Katherine Kemler |
Like many other flutists, I was wowed by Greg Patillo’s
beatboxing on YouTube, and when I found out that he had written a piece for the
NFA High School Artist Competition, Three
Beats for Beatbox Flute, I was determined to learn it. Because I had already played a lot of
contemporary music that used extended flute techniques and was used to making
percussive sounds with my mouth, I thought that this was not going to be too
difficult for me. Was I wrong!!! I
bought the piece last summer and thought it would be nice to include at least
some of it on my faculty recital at LSU in Sept. As I started working on it, I recorded myself,
but when I listened back, what I was doing wasn’t anything like the sounds made
by Patillo on YouTube or even 15-year-old Annie Wu, the girl who won the NFA
High School Competition in 2011. So, I
decided I needed to start in a more basic way.

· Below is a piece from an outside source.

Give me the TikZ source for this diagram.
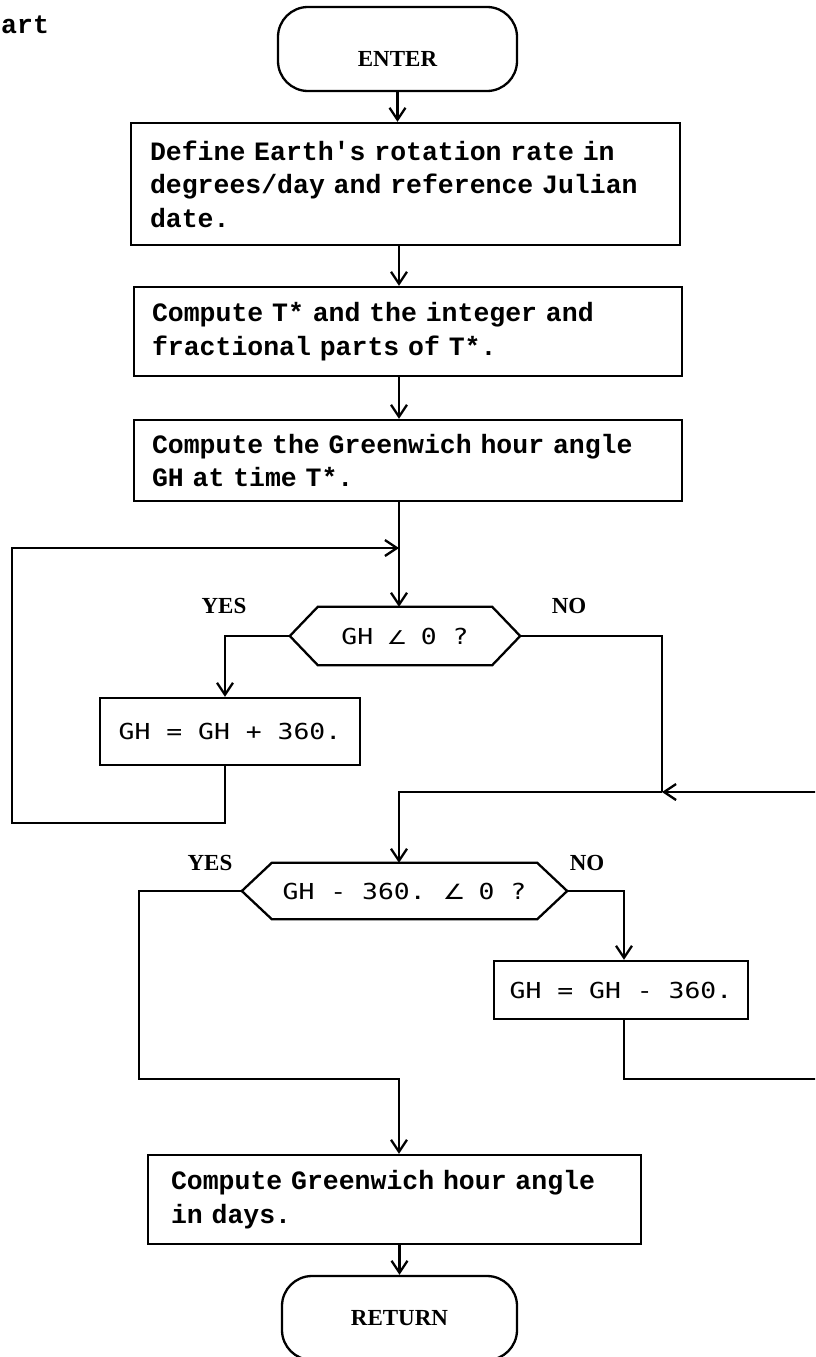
\documentclass[tikz,border=0pt]{standalone}
\usepackage{fontspec}
\usetikzlibrary{arrows.meta}
\newfontfamily\tfont{Liberation Mono}
\newfontfamily\gfont{DejaVu Sans Mono}
\newfontfamily\lfont{Liberation Serif}
\newfontfamily\symf{DejaVu Sans}
\newcommand\boxfont{\tfont\bfseries\fontsize{26.5}{33.5}\selectfont}
\newcommand\lblfont{\lfont\bfseries\fontsize{23}{26}\selectfont}
\newcommand\gtext[1]{\scalebox{1.2}[1]{\gfont\fontsize{22}{26}\selectfont #1}}
\newcommand\angsym{\makebox[0.602em]{\symf\fontsize{19}{20}\selectfont ∠}}
\tikzset{
  ln/.style={line width=2.3pt},
  arr/.style={ln,-{Straight Barb[length=12pt,width=16pt]}},
  procbox/.style={draw,ln,align=left,font=\boxfont,inner ysep=0pt},
  gbox/.style={draw,ln,inner sep=0pt},
  term/.style={draw,ln,rounded corners=30pt,inner sep=0pt,font=\lblfont},
  dec/.style={inner sep=0pt},
  lbl/.style={font=\lblfont,inner sep=0pt}
}
\begin{document}
\begin{tikzpicture}[x=1pt,y=-1pt]
\useasboundingbox (0,0) rectangle (815,1357);
\clip (0,0) rectangle (815,1357);
\fill[white] (0,0) rectangle (815,1357);

\node[anchor=base west,font=\boxfont,inner sep=0pt] (title) at (1,33) {art};

\node[term,minimum width=239pt,minimum height=84pt,text height=34pt,text depth=0pt] (enter) at (397.5,49) {ENTER};
\node[procbox,text width=511pt,inner xsep=19pt,minimum height=122pt] (b1) at (405.5,184)
  {Define Earth's rotation rate in\\degrees/day and reference Julian\\date.};
\node[procbox,text width=512pt,inner xsep=18pt,minimum height=89pt] (b2) at (408,331.5)
  {Compute T* and the integer and\\fractional parts of T*.};
\node[procbox,text width=512pt,inner xsep=18pt,minimum height=81pt] (b3) at (408,460.5)
  {Compute the Greenwich hour angle\\GH at time T*.};

\node[dec,minimum width=230pt,minimum height=58pt] (d1) at (405,636) {\gtext{GH \angsym{} 0 ?}};
\draw[ln] (d1.west) -- ([xshift=28pt]d1.north west) -- ([xshift=-28pt]d1.north east) -- (d1.east)
  -- ([xshift=-28pt]d1.south east) -- ([xshift=28pt]d1.south west) -- cycle;
\node[lbl] (yes1) at (224,606) {YES};
\node[lbl] (no1) at (569,606) {NO};

\node[gbox,minimum width=260pt,minimum height=67pt] (b4) at (230,731.5) {\gtext{GH = GH + 360.}};

\node[dec,minimum width=325pt,minimum height=56pt] (d2) at (404.5,891) {\gtext{GH - 360. \makebox[1.204em][l]{\hspace{-0.15em}\symf\fontsize{21}{22}\selectfont ∠}0 ?}};
\draw[ln] (d2.west) -- ([xshift=30pt]d2.north west) -- ([xshift=-30pt]d2.north east) -- (d2.east)
  -- ([xshift=-30pt]d2.south east) -- ([xshift=30pt]d2.south west) -- cycle;
\node[lbl] (yes2) at (210,863) {YES};
\node[lbl] (no2) at (587,863) {NO};

\node[gbox,minimum width=254pt,minimum height=58pt] (b5) at (621,990) {\gtext{GH = GH - 360.}};

\node[procbox,text width=447pt,inner xsep=23pt,minimum height=89pt] (b6) at (394.5,1199.5)
  {Compute Greenwich hour angle\\in days.};
\node[term,minimum width=235pt,minimum height=84pt] (ret) at (399.5,1318) {RETURN};

\coordinate (sp) at (399,0);
\coordinate (j1) at (399,548);
\coordinate (loopL) at (12,823);
\coordinate (j2) at (662,792);
\coordinate (m1) at (139,1079);
\coordinate (rc) at (830,1079);

\draw[arr] (enter.south) -- (enter.south |- b1.north);
\draw[arr] (b1.south -| sp) -- (b2.north -| sp);
\draw[arr] (b2.south -| sp) -- (b3.north -| sp);
\draw[arr] (b3.south -| sp) -- (d1.north -| sp);
\draw[arr] (d1.west) -| ([xshift=-5pt]b4.north);
\draw[arr] ([xshift=-5pt]b4.south) |- (loopL) |- (j1);
\draw[ln] (d1.east) -| (j2);
\draw[arr] (j2) -| (d2.north -| sp);
\draw[arr] (d2.west) -| (m1) -| (b6.north -| sp);
\draw[arr] (d2.east) -| ([xshift=3pt]b5.north);
\draw[arr] ([xshift=3pt]b5.south) |- (rc) |- (j2);
\draw[arr] (ret.north |- b6.south) -- (ret.north);
\end{tikzpicture}
\end{document}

I went to Patillo’s Beatboxing 101 video on YouTube and learned some
basic beatbox sounds and starting practicing them as I was walking around the
house. This was very annoying for my
husband. “Must you do that?” he would
ask, to which I replied, “I must”. I
also watched other people’s videos of plain beatboxing without a flute. Eventually, I came back to the piece itself,
but this time, I used a metronome at a ridiculously slow subdivided tempo and I
slogged through it. Once I started doing
that, it got a bit better, and I slowly increased the tempo. In an article I read, Patillo suggests
playing small parts of the piece in a loop until you get it.
I performed the first movement of the piece at the end of my
faculty recital on Sept. 9th.
It did not go so well, but the audience really liked it. I kept practicing and did it again at the
University of Michigan when Amy Porter invited me to do a recital and class
there in mid-September. It went much
better. Encouraged, I started working on
the third movement, and was able to add that one when I performed at Mount
Holyoke College in early November. I
performed that movement again at another concert in Baton Rouge in January of
this year. I am now working on the
second movement, which I think is the most difficult because one must add a
little singing to the mix. I have done a
lot of singing and playing, but playing one note and singing another while
beatboxing seems to be very difficult for me.
Once I learn
the entire piece, I want to go to New York sometime to have a lesson with
Patillo. I am sure that I am still doing
things wrong. I tend to slow down, get
hyperventilated, and I cannot use a microphone because my beatbox sounds are
too loud!! But I am having a lot of fun
with this and so glad to be able to do it at all. I encourage others to give it a go.